Source: Merriam-Webster’s Learner’s Dictionary

 Applied Innovation:

: the process of constant improvement and creative change

: a requirement for the continued success of multi-generational family enterprises

Like any other business, family businesses benefit from, if not require, a culture of innovationa culture that supports constant improvements to its products, services, processes, governance, and planning.

While the dynamics within family businesses often present obstacles to innovation, a clear view of the competitive advantages of an innovative culture can overcome them.

Next week I’ll write about these obstacles and about some of the advantages enjoyed by family businesses that support a culture of innovation.

05/14/16

It Is About Family

In a recent blog entry I reported my experiences at the annual conference of Attorneys for Family Held Businesses (AFHE). Through its membership of multidisciplinary family-business advisors, AFHE promotes the well being and sustainability of business families, and recognizes that family businesses can only be as healthy as the families themselves.

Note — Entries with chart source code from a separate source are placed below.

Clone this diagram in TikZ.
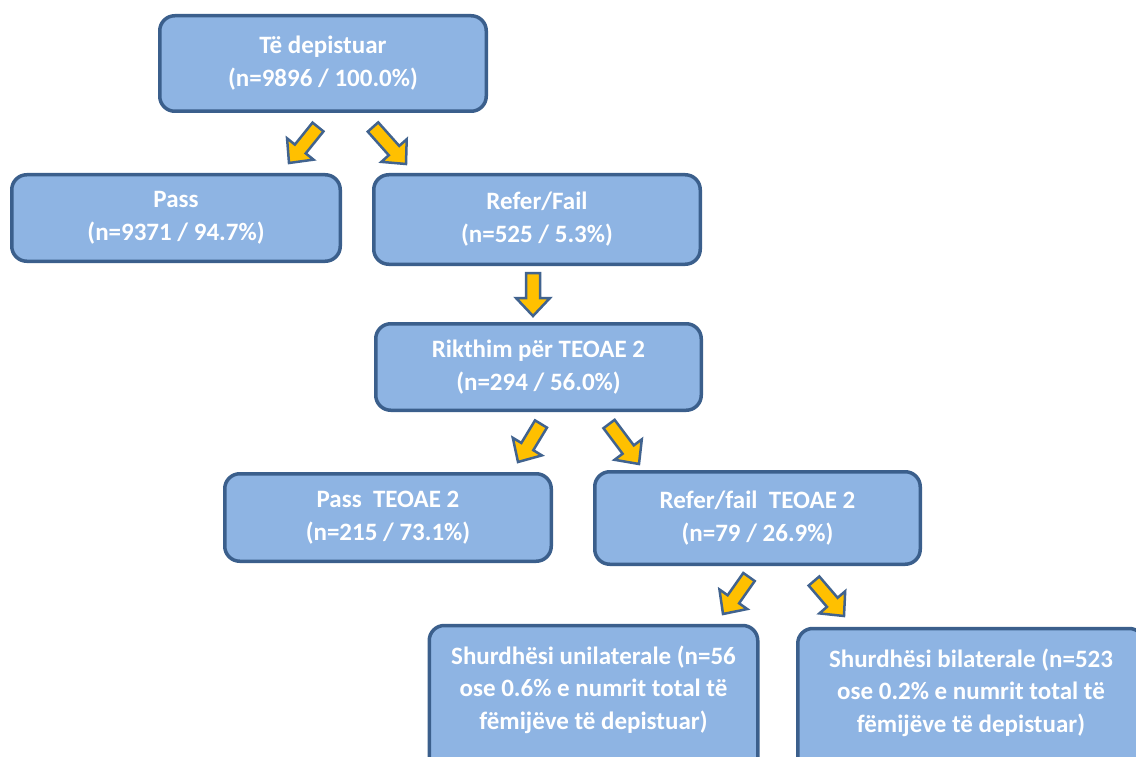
\documentclass[tikz,border=0pt]{standalone}
\usepackage{fontspec}
\setmainfont{Carlito}
\usetikzlibrary{calc}
\definecolor{boxfill}{HTML}{8EB4E3}
\definecolor{boxline}{HTML}{3B5F8C}
\definecolor{arrfill}{HTML}{FFC000}
\definecolor{arrline}{HTML}{41638F}
\tikzset{
  box/.style={draw=boxline, fill=boxfill, line width=3.5pt, rounded corners=15pt,
    text=white, align=center, inner sep=0pt,
    font=\bfseries\fontsize{25}{33}\selectfont},
  tallbox/.style={box, anchor=north, font=\bfseries\fontsize{25}{32.5}\selectfont,
    text height=103.5pt, text depth=200pt},
  blockarrow/.style={draw=arrline, fill=arrfill, line width=2.5pt, line join=miter},
}
\newcommand\barrow[2]{%
  \path[blockarrow] let \p1=($(#2)-(#1)$), \n1={atan2(\y1,\x1)},
      \n2={veclen(\x1,\y1)}, \n3={\n2-18} in
    ($(#1)+(\n1+90:7pt)$) -- ($(#1)+(\n1:\n3)+(\n1+90:7pt)$)
    -- ($(#1)+(\n1:\n3)+(\n1+90:17pt)$) -- (#2)
    -- ($(#1)+(\n1:\n3)+(\n1-90:17pt)$) -- ($(#1)+(\n1:\n3)+(\n1-90:7pt)$)
    -- ($(#1)+(\n1-90:7pt)$) -- cycle;}
\begin{document}
\begin{tikzpicture}[x=1pt,y=-1pt]
\useasboundingbox (0,0) rectangle (1136,757);
\clip (0,0) rectangle (1136,757);
% boxes
\node[box, minimum width=326.5, minimum height=95.5] (top) at (323,63.5)
  {Të depistuar\\(n=9896 / 100.0\%)};
\node[box, minimum width=328.5, minimum height=86.5] (pass) at (176,218)
  {Pass\\(n=9371 / 94.7\%)};
\node[box, minimum width=326.5, minimum height=89.5] (refer) at (537,219.5)
  {Refer/Fail\\(n=525 / 5.3\%)};
\node[box, minimum width=325.5, minimum height=86.5] (rik) at (538.5,367)
  {Rikthim për TEOAE 2\\(n=294 / 56.0\%)};
\node[box, minimum width=326.5, minimum height=87.5] (pass2) at (388,517.5)
  {Pass\ \ TEOAE 2\\(n=215 / 73.1\%)};
\node[box, minimum width=325.5, minimum height=92.5] (refer2) at (757.5,518)
  {Refer/fail\ \ TEOAE 2\\(n=79 / 26.9\%)};
\node[tallbox, minimum width=328.5] (uni) at (593.5,623.75)
  {Shurdhësi unilaterale (n=56\\ose 0.6\% e numrit total të\\fëmijëve të depistuar)};
\node[tallbox, minimum width=346.5] (bi) at (971,626.75)
  {Shurdhësi bilaterale (n=523\\ose 0.2\% e numrit total të\\fëmijëve të depistuar)};
% arrows
\coordinate (a1s) at (318,127); \coordinate (a1e) at (289,163);
\coordinate (a2s) at (373,127); \coordinate (a2e) at (406,164);
\coordinate (a3s) at (533,273); \coordinate (a3e) at (533,316);
\coordinate (a4s) at (541,424); \coordinate (a4e) at (518,462);
\coordinate (a5s) at (609,424); \coordinate (a5e) at (639,464);
\coordinate (a6s) at (749,577); \coordinate (a6e) at (723,614);
\coordinate (a7s) at (814,581); \coordinate (a7e) at (844,616);
\barrow{a1s}{a1e}
\barrow{a2s}{a2e}
\barrow{a3s}{a3e}
\barrow{a4s}{a4e}
\barrow{a5s}{a5e}
\barrow{a6s}{a6e}
\barrow{a7s}{a7e}
\end{tikzpicture}
\end{document}
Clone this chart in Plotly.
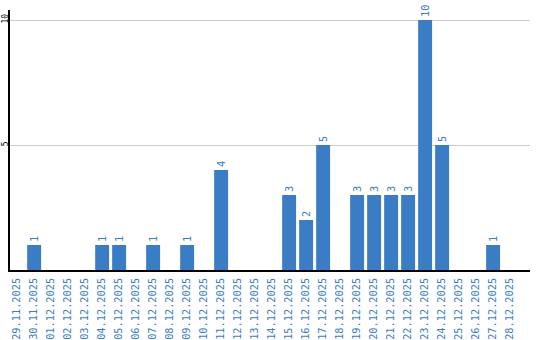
import plotly.graph_objects as go

dates = ["29.11.2025", "30.11.2025", "01.12.2025", "02.12.2025", "03.12.2025",
         "04.12.2025", "05.12.2025", "06.12.2025", "07.12.2025", "08.12.2025",
         "09.12.2025", "10.12.2025", "11.12.2025", "12.12.2025", "13.12.2025",
         "14.12.2025", "15.12.2025", "16.12.2025", "17.12.2025", "18.12.2025",
         "19.12.2025", "20.12.2025", "21.12.2025", "22.12.2025", "23.12.2025",
         "24.12.2025", "25.12.2025", "26.12.2025", "27.12.2025", "28.12.2025"]
counts = [0, 1, 0, 0, 0, 1, 1, 0, 1, 0,
          1, 0, 4, 0, 0, 0, 3, 2, 5, 0,
          3, 3, 3, 3, 10, 5, 0, 0, 1, 0]
y_ticks = [5, 10]

BLUE = "#3b7dc4"
labels = [str(v) if v else "" for v in counts]

fig = go.Figure(go.Bar(
    x=list(range(len(dates))), y=counts,
    marker=dict(color=BLUE, line=dict(width=0)),
    text=labels, textposition="outside", textangle=-90,
    textfont=dict(family="DejaVu Sans Mono", size=10.3, color=BLUE),
    cliponaxis=False,
))

fig.update_layout(
    width=540, height=340,
    margin=dict(l=10, r=10, t=10, b=70, autoexpand=False),
    paper_bgcolor="white", plot_bgcolor="white",
    bargap=0.18, showlegend=False,
    xaxis=dict(
        range=[-0.42, 30.17], automargin=False,
        tickmode="array", tickvals=list(range(len(dates))), ticktext=dates,
        tickangle=-90, showgrid=False, zeroline=False,
        showline=True, linecolor="black", linewidth=1.5,
        ticks="", tickfont=dict(family="DejaVu Sans Mono", size=10.3, color=BLUE),
        ticklabelstandoff=2,
    ),
    yaxis=dict(
        range=[0, 10.4], automargin=False, tickmode="array", tickvals=y_ticks,
        tickangle=-90, showgrid=True, gridcolor="#cccccc", gridwidth=1,
        zeroline=False, showline=True, linecolor="black", linewidth=1.5,
        ticks="", tickfont=dict(family="DejaVu Sans Mono", size=8, color="black"),
        ticklabelstandoff=-3,
    ),
)

fig.write_html("out.html")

This theme echoed resoundingly within me the following week while I was participating in a program with Defy Ventures http://defyventures.org. Defy helps individuals with criminal histories develop entrepreneurship skills and establish sustainable lives after incarceration.

I was part of a group of seventeen volunteers who went to meet thirty-five inmates in a Federal prison. All of the inmates had been part of Defy’s Entrepreneurs in Training (EIT) in-prison program. We volunteers were there to offer them exposure to successful business people and business advisors, to help them develop social and business skills, to prepare a resume and learn the processes of business formation.

The emotions I experienced during the five hours we spent with the prisoners were intense. I was overwhelmed with the gratitude of the EIT participants. We began with an exercise designed to help us experience empathy for one another and to build community. It was here that the significance of family and a new perspective on AFHE’s mandate for helping business families came to light.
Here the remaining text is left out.